#### Short task:
Return the material word for word. Do not include the pictures.

# Source excerpt start

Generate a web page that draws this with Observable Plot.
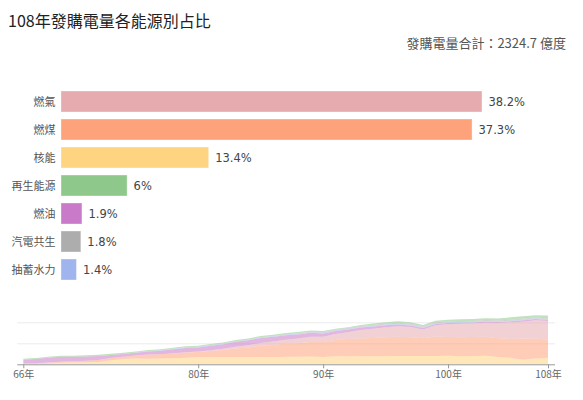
<!DOCTYPE html>
<html>
<head>
<meta charset="utf-8">
<script src="https://cdn.jsdelivr.net/npm/d3@7"></script>
<script src="https://cdn.jsdelivr.net/npm/@observablehq/plot@0.6"></script>
<style>
  html, body { margin: 0; padding: 0; background: #fff; }
  body { width: 583px; height: 400px; position: relative; overflow: hidden; font-family: "Noto Sans CJK TC", "Noto Sans", sans-serif; }
  #title { position: absolute; left: 8px; top: 8px; font-size: 16px; line-height: 24px; color: #222; white-space: nowrap; }
  #subtitle { position: absolute; right: 17px; top: 33px; font-size: 13px; line-height: 20px; color: #555; white-space: nowrap; }
  #bars { position: absolute; left: 0; top: 0; }
  #areas { position: absolute; left: 0; top: 295px; }
</style>
</head>
<body>
<div id="bars"></div>
<div id="areas"></div>
<div id="title">108年發購電量各能源別占比</div>
<div id="subtitle">發購電量合計：2324.7 億度</div>
<script>
// ---- Bar data (108年 shares, %) ----
const categories = ["燃氣", "燃煤", "核能", "再生能源", "燃油", "汽電共生", "抽蓄水力"];
const shares = [38.2, 37.3, 13.4, 6, 1.9, 1.8, 1.4];
const colors = ["#e5abae", "#fea27c", "#ffd480", "#8ec98b", "#c97bc9", "#adadad", "#a0b4ee"];

// ---- Area data (發購電量, 億度), years 66–108 ----
const years = d3.range(66, 109);
const nuclear   = [0,10,40,75,80,95,115,190,250,280,270,275,290,310,350,335,330,330,337,350,340,355,365,367,342,378,370,380,380,385,390,393,400,400,405,386,400,404,352,310,216,277,311.5];
const coal      = [30,32,35,40,60,75,90,100,110,130,190,200,230,250,240,300,350,420,460,530,580,630,640,690,720,780,830,850,870,900,920,900,840,920,900,900,900,910,890,900,1010,940,867.1];
const gas       = [5,5,5,5,5,5,5,5,5,5,5,5,5,10,20,40,60,90,110,140,160,180,220,260,250,280,330,400,440,480,500,480,420,540,600,640,640,670,720,790,800,880,888];
const oil       = [180,200,230,240,215,200,190,150,125,130,150,170,190,210,190,210,220,230,235,235,230,220,200,180,160,150,130,120,110,100,90,80,70,65,60,58,52,50,48,45,75,58,44.2];
const cogen     = [0,0,0,0,0,0,0,0,0,0,0,0,0,0,0,0,0,0,0,5,10,15,20,25,30,35,35,38,40,40,42,42,40,42,42,42,42,42,42,43,44,43,41.8];
const renewable = [55,55,50,45,45,55,50,55,55,45,50,45,45,45,55,55,45,60,60,55,60,60,65,55,50,40,40,55,65,65,70,75,70,80,80,90,95,90,95,115,110,105,139.5];
const pumped    = [0,0,0,0,0,0,0,0,5,15,20,25,25,30,30,30,30,30,30,30,30,30,30,30,30,30,30,32,32,32,33,33,32,32,32,32,32,32,32,32,33,32,32.5];
const xTicks = [66, 80, 90, 100, 108];
const gridValues = [1000, 2000];

const stackOrder = ["核能", "燃煤", "燃氣", "燃油", "抽蓄水力", "汽電共生", "再生能源"];
const seriesByName = {
  "核能": nuclear, "燃煤": coal, "燃氣": gas, "燃油": oil,
  "抽蓄水力": pumped, "汽電共生": cogen, "再生能源": renewable
};

const barData = categories.map((c, i) => ({cat: c, value: shares[i]}));
const areaData = [];
for (const name of stackOrder) {
  years.forEach((y, i) => areaData.push({year: y, source: name, value: seriesByName[name][i]}));
}

const colorScale = {domain: categories, range: colors};
const cjk = "Noto Sans CJK TC";

const bars = Plot.plot({
  width: 583,
  height: 300,
  marginTop: 81,
  marginBottom: 9.4,
  marginLeft: 61,
  marginRight: 50,
  style: {background: "transparent", fontFamily: cjk},
  x: {domain: [0, 42.83], axis: null},
  y: {domain: categories, paddingInner: 0.25, paddingOuter: 0.25, axis: null},
  color: colorScale,
  marks: [
    Plot.barX(barData, {x: "value", y: "cat", fill: "cat", stroke: "#ffffff", strokeOpacity: 0.35, strokeWidth: 1}),
    Plot.text(barData, {x: 0, y: "cat", text: "cat", textAnchor: "end", dx: -6, fontSize: 11, fill: "#555", fontFamily: cjk}),
    Plot.text(barData, {x: "value", y: "cat", text: d => d.value + "%", textAnchor: "start", dx: 6, fontSize: 11.5, fill: "#444", fontFamily: "DejaVu Sans"})
  ]
});
document.getElementById("bars").appendChild(bars);

const areas = Plot.plot({
  width: 583,
  height: 105,
  marginTop: 5,
  marginBottom: 35.7,
  marginLeft: 23.3,
  marginRight: 35,
  style: {background: "transparent", fontFamily: cjk},
  x: {domain: [66, 108], label: null},
  y: {domain: [0, 3062], axis: null},
  color: colorScale,
  marks: [
    Plot.ruleY(gridValues, {x1: 65.52, x2: 108.56, stroke: "#ececec"}),
    Plot.areaY(areaData, {x: "year", y: "value", z: "source", fill: "source", order: stackOrder, fillOpacity: 0.55}),
    Plot.ruleY([0], {x1: 65.52, x2: 108.56, stroke: "#999"}),
    Plot.axisX({ticks: xTicks, tickFormat: d => d + "年", tickSize: 4, tickPadding: 2, fontSize: 10, color: "#666", stroke: "#999", label: null, fontFamily: cjk})
  ]
});
document.getElementById("areas").appendChild(areas);
</script>
</body>
</html>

# Source excerpt end

#### Finished answer:
Generate a web page that draws this with Observable Plot.
<!DOCTYPE html>
<html>
<head>
<meta charset="utf-8">
<script src="https://cdn.jsdelivr.net/npm/d3@7"></script>
<script src="https://cdn.jsdelivr.net/npm/@observablehq/plot@0.6"></script>
<style>
  html, body { margin: 0; padding: 0; background: #fff; }
  body { width: 583px; height: 400px; position: relative; overflow: hidden; font-family: "Noto Sans CJK TC", "Noto Sans", sans-serif; }
  #title { position: absolute; left: 8px; top: 8px; font-size: 16px; line-height: 24px; color: #222; white-space: nowrap; }
  #subtitle { position: absolute; right: 17px; top: 33px; font-size: 13px; line-height: 20px; color: #555; white-space: nowrap; }
  #bars { position: absolute; left: 0; top: 0; }
  #areas { position: absolute; left: 0; top: 295px; }
</style>
</head>
<body>
<div id="bars"></div>
<div id="areas"></div>
<div id="title">108年發購電量各能源別占比</div>
<div id="subtitle">發購電量合計：2324.7 億度</div>
<script>
// ---- Bar data (108年 shares, %) ----
const categories = ["燃氣", "燃煤", "核能", "再生能源", "燃油", "汽電共生", "抽蓄水力"];
const shares = [38.2, 37.3, 13.4, 6, 1.9, 1.8, 1.4];
const colors = ["#e5abae", "#fea27c", "#ffd480", "#8ec98b", "#c97bc9", "#adadad", "#a0b4ee"];

// ---- Area data (發購電量, 億度), years 66–108 ----
const years = d3.range(66, 109);
const nuclear   = [0,10,40,75,80,95,115,190,250,280,270,275,290,310,350,335,330,330,337,350,340,355,365,367,342,378,370,380,380,385,390,393,400,400,405,386,400,404,352,310,216,277,311.5];
const coal      = [30,32,35,40,60,75,90,100,110,130,190,200,230,250,240,300,350,420,460,530,580,630,640,690,720,780,830,850,870,900,920,900,840,920,900,900,900,910,890,900,1010,940,867.1];
const gas       = [5,5,5,5,5,5,5,5,5,5,5,5,5,10,20,40,60,90,110,140,160,180,220,260,250,280,330,400,440,480,500,480,420,540,600,640,640,670,720,790,800,880,888];
const oil       = [180,200,230,240,215,200,190,150,125,130,150,170,190,210,190,210,220,230,235,235,230,220,200,180,160,150,130,120,110,100,90,80,70,65,60,58,52,50,48,45,75,58,44.2];
const cogen     = [0,0,0,0,0,0,0,0,0,0,0,0,0,0,0,0,0,0,0,5,10,15,20,25,30,35,35,38,40,40,42,42,40,42,42,42,42,42,42,43,44,43,41.8];
const renewable = [55,55,50,45,45,55,50,55,55,45,50,45,45,45,55,55,45,60,60,55,60,60,65,55,50,40,40,55,65,65,70,75,70,80,80,90,95,90,95,115,110,105,139.5];
const pumped    = [0,0,0,0,0,0,0,0,5,15,20,25,25,30,30,30,30,30,30,30,30,30,30,30,30,30,30,32,32,32,33,33,32,32,32,32,32,32,32,32,33,32,32.5];
const xTicks = [66, 80, 90, 100, 108];
const gridValues = [1000, 2000];

const stackOrder = ["核能", "燃煤", "燃氣", "燃油", "抽蓄水力", "汽電共生", "再生能源"];
const seriesByName = {
  "核能": nuclear, "燃煤": coal, "燃氣": gas, "燃油": oil,
  "抽蓄水力": pumped, "汽電共生": cogen, "再生能源": renewable
};

const barData = categories.map((c, i) => ({cat: c, value: shares[i]}));
const areaData = [];
for (const name of stackOrder) {
  years.forEach((y, i) => areaData.push({year: y, source: name, value: seriesByName[name][i]}));
}

const colorScale = {domain: categories, range: colors};
const cjk = "Noto Sans CJK TC";

const bars = Plot.plot({
  width: 583,
  height: 300,
  marginTop: 81,
  marginBottom: 9.4,
  marginLeft: 61,
  marginRight: 50,
  style: {background: "transparent", fontFamily: cjk},
  x: {domain: [0, 42.83], axis: null},
  y: {domain: categories, paddingInner: 0.25, paddingOuter: 0.25, axis: null},
  color: colorScale,
  marks: [
    Plot.barX(barData, {x: "value", y: "cat", fill: "cat", stroke: "#ffffff", strokeOpacity: 0.35, strokeWidth: 1}),
    Plot.text(barData, {x: 0, y: "cat", text: "cat", textAnchor: "end", dx: -6, fontSize: 11, fill: "#555", fontFamily: cjk}),
    Plot.text(barData, {x: "value", y: "cat", text: d => d.value + "%", textAnchor: "start", dx: 6, fontSize: 11.5, fill: "#444", fontFamily: "DejaVu Sans"})
  ]
});
document.getElementById("bars").appendChild(bars);

const areas = Plot.plot({
  width: 583,
  height: 105,
  marginTop: 5,
  marginBottom: 35.7,
  marginLeft: 23.3,
  marginRight: 35,
  style: {background: "transparent", fontFamily: cjk},
  x: {domain: [66, 108], label: null},
  y: {domain: [0, 3062], axis: null},
  color: colorScale,
  marks: [
    Plot.ruleY(gridValues, {x1: 65.52, x2: 108.56, stroke: "#ececec"}),
    Plot.areaY(areaData, {x: "year", y: "value", z: "source", fill: "source", order: stackOrder, fillOpacity: 0.55}),
    Plot.ruleY([0], {x1: 65.52, x2: 108.56, stroke: "#999"}),
    Plot.axisX({ticks: xTicks, tickFormat: d => d + "年", tickSize: 4, tickPadding: 2, fontSize: 10, color: "#666", stroke: "#999", label: null, fontFamily: cjk})
  ]
});
document.getElementById("areas").appendChild(areas);
</script>
</body>
</html>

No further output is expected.